The backyard is my project for the day. There are four or five large trees in total, but they provide a fine canopy over the whole area. Every morning, I am greeted by squirrels zipping across the yard, scurrying up the trees. They mischievously chase each other from limb to limb and across the power lines, nuts in tow.
A couple of brave chipmunks have even chanced to come upon the deck to grab some of the Biscoffs that I had set out for them. Meanwhile, the birds of the air flit back and forth among the canopy branches and the woodpeckers tap in vain against the synthetic siding of the house. My chipmunk friends look on in bemusement. I can also rely on a family of cardinals and a family of blue jays to make their appearances. This is, perhaps, the only time that red and blue can get along, pecking amongst the grass for provisions.
At the center of it all, a giant silver maple stands sentry in the middle of the yard – a massive tree that has seen more life than I ever will, and has probably done more good than I ever will too. His branches reach 50 feet into the sky with ease, providing a playground to the chipmunks, and the squirrels, and the birds.

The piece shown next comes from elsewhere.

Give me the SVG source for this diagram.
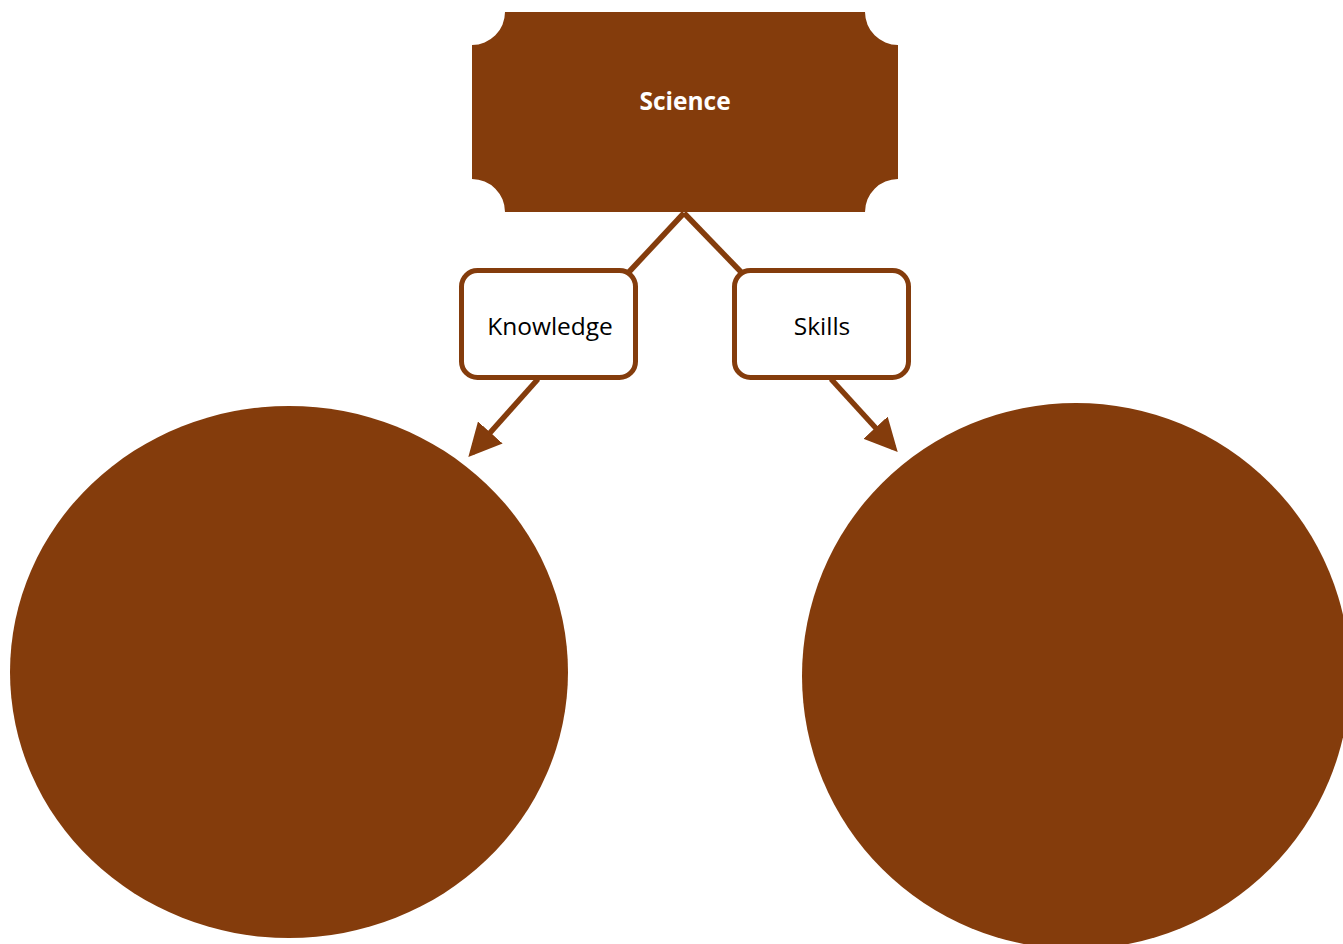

How interesting that a living, but non-sentient being like a tree can serve so many of its denizens simply by existing. And yet we humans go to such great lengths in pursuit of whatever vanities that strike our fancy only to find that they are less fulfilling than if we had simply carried out our purpose and passively existed like the Sentry.
Today I will cut the grass, carefully avoiding the roots and briars about the yard. And the Sentry will stand guard over my efforts. One day, I will be no more, and will leave him to look over the folly of someone else.